Cosa su cui, d’altronde, tutto il mondo dell’attivismo concorda: l’ambiente potrebbero difenderlo proprio coloro che si indignano per il gesto ma non fanno altro, motivo per cui Ultima Generazione da mesi cerca di smuovere le acque, “sbalordendo i borghesi” per dirla con Baudelaire.

Non si tratta infatti di generici “blitz ambientalisti”, come amano definirli molti media, una descrizione tanto vacua quanto pericolosa.

Limitandosi a parlare del cosa (attivisti imbrattano di vernice la facciata del Senato) senza spiegare il perché (per chiedere lo stop a nuove trivellazioni e al mantenimento di vecchie centrali a carbone), non si fa altro che fomentare la pubblica gogna e il processo per direttissima a cui sono sottoposti non può che sembrare il più giusto degli esiti di questa vicenda.

Gli attivisti di Ultima Generazione fanno bene a fare quello che fanno e hanno ragione.

Come ci scrive Andreas Malm, autore dell’importante saggio Come far saltare un oleodotto, la posta in gioco è troppo alta per non ricorrere a ogni strategia.

Il loro lavoro serve a rendere evidente quanto è disperatamente necessario fare qualcosa nel poco tempo utile che abbiamo.

Gli scioperi per il clima non bastano

Il dibattito su quest’ultima azione rappresenta però anche un’ennesima occasione di riflessione per il mondo dell’attivismo.

La sfida che abbiamo di fronte è quella di una rivoluzione travestita da transizione.

I tempi sono stretti, la lista dei cambiamenti da fare infinita, le energie umane ed economiche da mettere in campo gigantesche.

C’è bisogno di tutti e quindi c’è bisogno di azioni che parlino, coinvolgano e mobilitino quante più persone possibili.

Gli scioperi per il clima, purtroppo, non riescono ad avere più l’attenzione e la partecipazione degli inizi; la creazione o la rifondazione di un soggetto politico capace di fare delle tematiche climatiche agenda politica e, si spera al più presto, di governo è nell’aria ma ancora lontana dalla sua realizzazione.

Le azioni alla Ultima Generazione, come abbiamo visto, creano dibattito, attenzione, ma non hanno dalla loro né i mass media, che possono coinvolgere il pubblico generalista, né la classe politica, che può fare delle istanze ecologiste proposta e programma.
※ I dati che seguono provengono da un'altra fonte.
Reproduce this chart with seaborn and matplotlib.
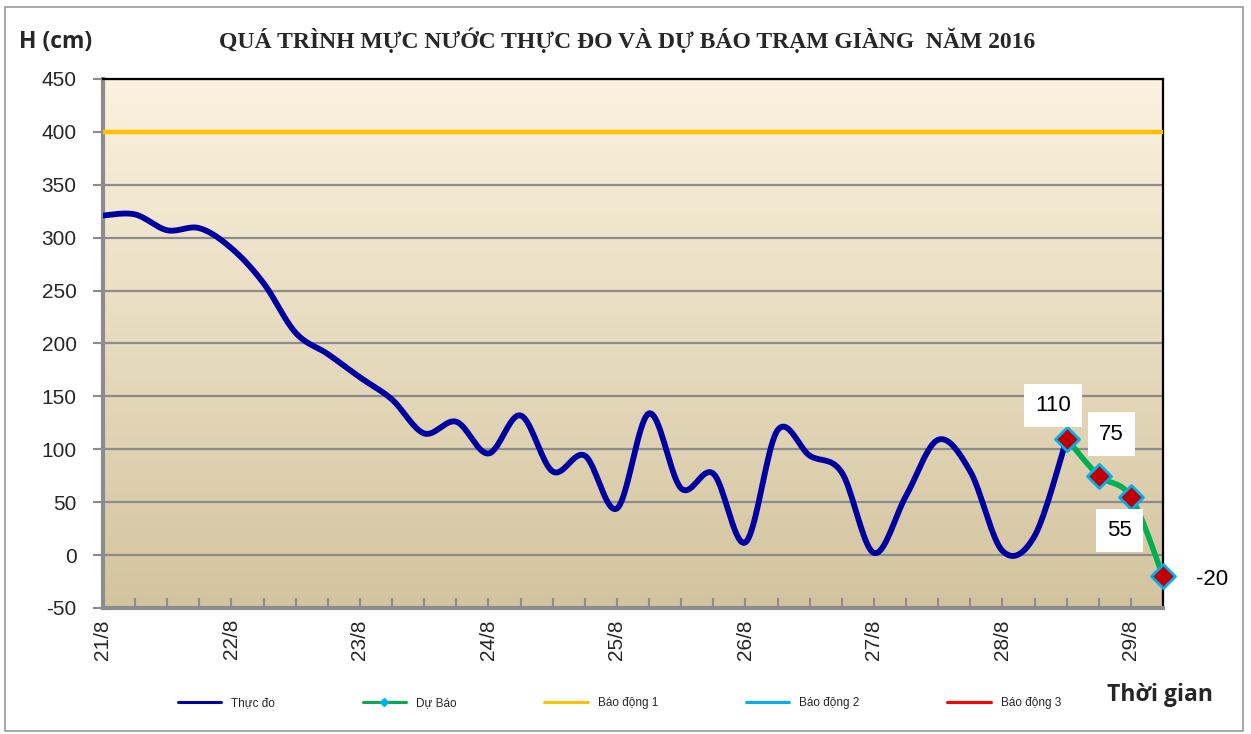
import numpy as np
import pandas as pd
import seaborn as sns
import matplotlib
matplotlib.use('Agg')
import matplotlib.pyplot as plt
from matplotlib.lines import Line2D
from matplotlib.patches import Rectangle

# water level (cm), every 6 hours from 21/8 00h
observed = [321, 322, 307, 309, 290, 257, 210, 190, 168, 147, 115, 126, 96, 132,
            79, 94, 44, 134, 63, 77, 12, 118, 94, 78, 2, 56, 109, 79, 4, 18, 110]
forecast = [110, 75, 55, -20]
alarm_1 = 400
day_labels = ['21/8', '22/8', '23/8', '24/8', '25/8', '26/8', '27/8', '28/8', '29/8']
legend_labels = ['Thực đo', 'Dự Báo', 'Báo động 1', 'Báo động 2', 'Báo động 3']
title = 'QUÁ TRÌNH MỰC NƯỚC THỰC ĐO VÀ DỰ BÁO TRẠM GIÀNG  NĂM 2016'


def smooth(x, y, n=20):
    # Catmull-Rom curve through the points, like Excel's "smoothed line"
    x = np.asarray(x, float)
    y = np.asarray(y, float)
    px = np.concatenate([[x[0]], x, [x[-1]]])
    py = np.concatenate([[y[0]], y, [y[-1]]])
    t = np.linspace(0, 1, n, endpoint=False)
    out_x, out_y = [], []
    for i in range(len(x) - 1):
        for p, out in ((px, out_x), (py, out_y)):
            p0, p1, p2, p3 = p[i], p[i + 1], p[i + 2], p[i + 3]
            out.extend(0.5 * (2 * p1 + (-p0 + p2) * t
                              + (2 * p0 - 5 * p1 + 4 * p2 - p3) * t ** 2
                              + (-p0 + 3 * p1 - 3 * p2 + p3) * t ** 3))
    out_x.append(x[-1])
    out_y.append(y[-1])
    return pd.DataFrame({'t': out_x, 'h': out_y})


obs_t = np.arange(len(observed))
fc_t = np.arange(len(forecast)) + len(observed) - 1
n_steps = fc_t[-1]

sns.set_theme(style='white')
plt.rcParams['font.family'] = ['Liberation Sans', 'DejaVu Sans']
plt.rcParams['axes.unicode_minus'] = False

fig = plt.figure(figsize=(12.51, 7.34), dpi=100)
fig.patches.append(Rectangle((0.004, 0.004), 0.99, 0.986, transform=fig.transFigure,
                             fill=False, edgecolor='#9a9a9a', lw=1.2))
ax = fig.add_axes([0.0823, 0.1717, 0.8474, 0.7207])

# beige gradient background
top = np.array([251, 242, 223]) / 255
bottom = np.array([211, 196, 158]) / 255
grad = np.linspace(0, 1, 256)[:, None, None] * (bottom - top) + top
grad = np.repeat(grad, 2, axis=1)
ax.imshow(grad, extent=[0, n_steps, -50, 450], aspect='auto', zorder=0)

ax.set_axisbelow(True)
ax.yaxis.grid(True, color='#8c8c8c', lw=1.6)

ax.axhline(alarm_1, color='#FFC000', lw=3.2, zorder=3)
sns.lineplot(data=smooth(obs_t, observed), x='t', y='h', sort=False, estimator=None,
             color='#0000A0', lw=4.2, ax=ax, zorder=4)
sns.lineplot(data=smooth(fc_t, forecast), x='t', y='h', sort=False, estimator=None,
             color='#00B050', lw=4.0, ax=ax, zorder=5)
sns.scatterplot(x=fc_t, y=forecast, marker='D', s=150, color='#C00000',
                edgecolor='#00B0F0', linewidth=2, ax=ax, zorder=6)
for coll in ax.collections:
    coll.set_clip_on(False)

label_offsets = [(-10, 24), (9, 30), (-8, -24), (35, -2)]
for tt, hh, off in zip(fc_t, forecast, label_offsets):
    ax.annotate(f'{hh}', (tt, hh), xytext=off, textcoords='offset points',
                ha='center', va='center', fontsize=16, color='black', zorder=7,
                bbox=dict(boxstyle='square,pad=0.5', fc='white', ec='none'),
                annotation_clip=False)

ax.set_xlim(0, n_steps)
ax.set_ylim(-50, 450)
ax.set_yticks(range(-50, 451, 50))
ax.set_xticks(range(0, n_steps, 4))
ax.set_xticklabels(day_labels, rotation=90)
ax.set_xticks(range(0, n_steps + 1), minor=True)
ax.tick_params(axis='y', direction='out', length=7, width=1.5, color='#8c8c8c',
               pad=12, labelsize=15, left=True)
ax.tick_params(axis='x', which='both', direction='in', length=7, width=1.5,
               color='#8c8c8c', pad=8, labelsize=15, bottom=True)
ax.set_xlabel('')
ax.set_ylabel('')

for side in ['left', 'bottom']:
    ax.spines[side].set_color('#8c8c8c')
    ax.spines[side].set_linewidth(3)
for side in ['top', 'right']:
    ax.spines[side].set_color('black')
    ax.spines[side].set_linewidth(1.6)

fig.text(0.501, 0.945, title, ha='center', va='center', fontsize=17,
         fontweight='bold', family=['Liberation Serif', 'DejaVu Serif'])
fig.text(0.015, 0.943, 'H (cm)', ha='left', va='center', fontsize=16.5,
         fontweight='bold', family=['Open Sans', 'DejaVu Sans'])
fig.text(0.927, 0.053, 'Thời gian', ha='center', va='center', fontsize=16.5,
         fontweight='bold', family=['Open Sans', 'DejaVu Sans'])

handles = [
    Line2D([], [], color='#0000A0', lw=2.2),
    Line2D([], [], color='#00B050', lw=2.2, marker='D', markersize=4,
           markerfacecolor='#00B0F0', markeredgecolor='#00B0F0'),
    Line2D([], [], color='#FFC000', lw=2.2),
    Line2D([], [], color='#00B0F0', lw=2.2),
    Line2D([], [], color='#FF0000', lw=2.2),
]
fig.legend(handles, legend_labels, loc='center left', bbox_to_anchor=(0.142, 0.042),
           ncol=5, frameon=False, fontsize=8.5, handlelength=3.7, handletextpad=0.85,
           columnspacing=7.4, borderpad=0, borderaxespad=0)

fig.savefig('out.png', dpi=100)
plt.close(fig)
La prima domanda da porci è: quali altre vie possiamo percorrere?

La rivoluzione futura

Il secondo aspetto che è importante sottolineare è che si sta lavorando ancora troppo poco sul presentare la transizione come quello che é: una rivoluzione in positivo.
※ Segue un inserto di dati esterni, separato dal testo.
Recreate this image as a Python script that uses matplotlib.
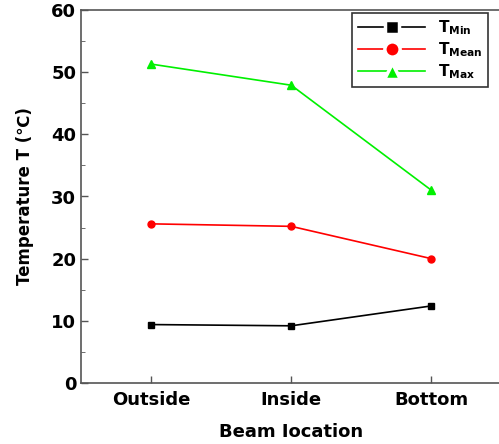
import matplotlib
matplotlib.use("Agg")
import matplotlib.pyplot as plt
from matplotlib.ticker import MultipleLocator
from matplotlib.lines import Line2D

plt.rcParams['font.family'] = ['DejaVu Sans', 'Noto Sans CJK SC']

locations = ["Outside", "Inside", "Bottom"]
t_min = [9.4, 9.2, 12.4]
t_mean = [25.6, 25.2, 20.0]
t_max = [51.3, 47.9, 31.0]

green = '#00f000'
fig = plt.figure(figsize=(4.99, 4.44), dpi=100)
ax = fig.add_axes([81/499, 61/444, 1 - 81/499 + 0.005, 373/444])

x = list(range(len(locations)))
ax.plot(x, t_min, color='black', marker='s', markersize=5, lw=1.2)
ax.plot(x, t_mean, color='red', marker='o', markersize=5, lw=1.2)
ax.plot(x, t_max, color=green, marker='^', markersize=6, lw=1.2)

ax.set_xlim(-0.5, 2.5)
ax.set_ylim(0, 60)
ax.set_xticks(x)
ax.set_xticklabels(locations, fontsize=13, fontweight='bold')
ax.yaxis.set_major_locator(MultipleLocator(10))
ax.yaxis.set_minor_locator(MultipleLocator(5))
for lbl in ax.get_yticklabels():
    lbl.set_fontweight('bold')
    lbl.set_fontsize(13)
ax.tick_params(axis='both', direction='in', length=5, width=1, color='#555555')
ax.tick_params(axis='y', which='minor', direction='in', length=3, color='#555555')
ax.tick_params(axis='x', pad=6)
for s in ax.spines.values():
    s.set_color('#555555')
    s.set_linewidth(1.2)
ax.spines['right'].set_visible(False)

ax.set_xlabel('Beam Iocation', fontsize=13, fontweight='bold', labelpad=10)
ax.set_ylabel('Temperature T (℃)', fontsize=12, fontweight='bold', labelpad=12)

handles = [
    Line2D([], [], color='black', lw=1.2, marker='s', markersize=10,
           markeredgecolor='white', markeredgewidth=2.5, markerfacecolor='black'),
    Line2D([], [], color='red', lw=1.2, marker='o', markersize=11,
           markeredgecolor='white', markeredgewidth=2.5, markerfacecolor='red'),
    Line2D([], [], color=green, lw=1.2, marker='^', markersize=12,
           markeredgecolor='white', markeredgewidth=2.5, markerfacecolor=green),
]
labels = [r'$\mathbf{T_{Min}}$', r'$\mathbf{T_{Mean}}$', r'$\mathbf{T_{Max}}$']
leg = ax.legend(handles, labels, loc='upper right', bbox_to_anchor=(0.968, 0.993),
                borderaxespad=0, fontsize=11, frameon=True, fancybox=False,
                edgecolor='black', handlelength=4.4, labelspacing=0.2,
                borderpad=0.4, handletextpad=0.8)
leg.get_frame().set_linewidth(1.2)

fig.savefig('out.png', dpi=100)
Fridays For Future è nato come un movimento di rivendicazione di cambiamento e, per l’appunto, di futuro.

Al centro delle loro richieste non sta una generica idea di “sostenibilità”, che è per sua natura mantenimento, ma una chiara richiesta di giustizia climatica, che è per sua natura miglioramento.

Agli occhi dei più, però, è una questione generazionale, che solo “i giovani” o “i ragazzi” possono portare avanti, come se la possibilità di far star meglio se stessi e gli altri avesse una data di scadenza.

I cosiddetti “blitz ambientalisti”, invece, lavorano su uno spettro emozionale che è quello dell’urgenza e dell’ansia, utile a smuovere le coscienze, poco i desideri.

La transizione però è “l’idea che si possa vivere meglio di così” e soprattutto la ricerca di un benessere su ampia scala. Quindi: come attivare questa visione?

Sappiamo tutti benissimo che il clima non si adatta alle scadenze cronologiche che si dà la specie umana, ma siamo appena entrati nel settennio decisivo per la sfida climatica.

Adattarci, sì, ma soprattutto mitigare il più possibile affinché qualche forma di adattamento sia ancora possibile.

Cosa succede nel 2023

Il 2023 sarà l’anno di COP28, la cosiddetta “COP delle soluzioni”, che però si terrà nella tana del lupo, ovvero gli Emirati Arabi.

Per far sì che le soluzioni individuate siano quelle davvero utili a mantenere un clima adatto alla sopravvivenza della vita sul pianeta per come la conosciamo e non alla sopravvivenza del fossile ci sarà bisogno di tutta l’attenzione mediatica possibile e, soprattutto, di tutta la consapevolezza sulla posta in gioco da parte dell’opinione pubblica.

Come renderlo possibile dovrà essere il lavoro dell’attivismo italiano e globale per i prossimi mesi.